The Work and Pensions Committee (“WPC”) has launched an investigation into pension scams in the UK and what more can be done to prevent them. This is the first part of a three-stage inquiry that will examine the impact of pension freedoms and protecting pension savers.
It has been five years since the Government introduced pension freedoms in 2015, aimed at giving people aged over 55 more control over how and when they access their retirement savings.
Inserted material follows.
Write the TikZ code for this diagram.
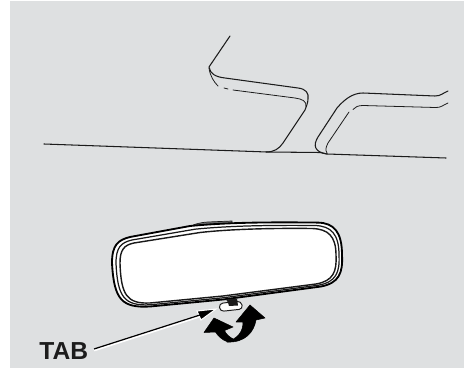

Chair of the WPC, Stephen Timms, recognised that, “more flexibility means more potential for the unscrupulous to take advantage and scam savers” and that “reported frauds could be just the tip of the iceberg“.
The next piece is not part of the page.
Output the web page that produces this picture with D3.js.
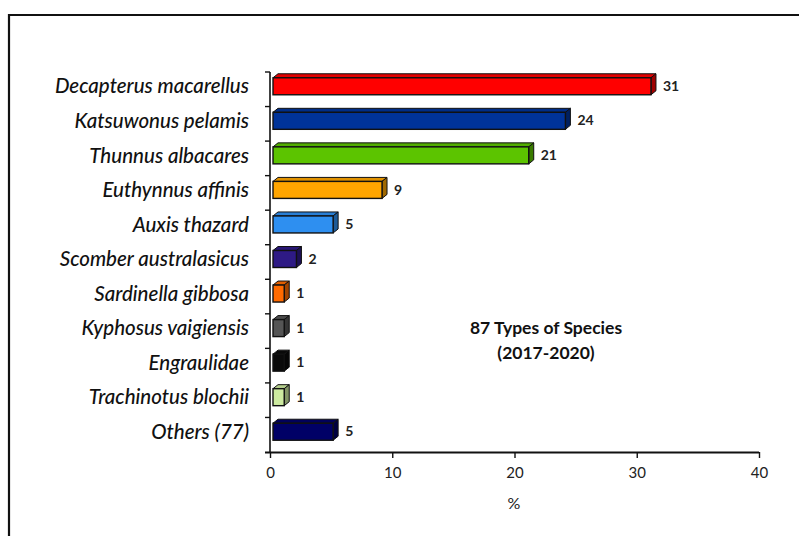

In June, campaigners had written to Mr Timms highlighting the “extraordinary” fact that there is no official figure for the amount of money lost every year from pensions scams in the UK. See our previous blog post on this here.
In its announcement this week, on 28 July 2020, the WPC noted that 180 people reported to Action Fraud that they had been the victim of a pension scam in 2018, losing on average £82,000 each. However, it was also acknowledged that the UK’s financial and pensions’ regulators agree that only a minority of pension scams are ever reported.
WPC call for submissions
The WPC is seeking views and comments on the prevalence, trends, and common outcomes of pension scams, and what more public bodies could do to tackle them. The deadline for submissions is 9 September 2020. There will likely be a formal call for evidence next year.
Industry experts have broadly welcomed the inquiry and commented that it will give pension scam victims hope.
It may also give firms hope that recent hikes in the levies that fund the Financial Services Compensation Scheme (which compensates victims claiming against unscrupulous firms) will cease if the Government and pensions industry is able to get scams under control.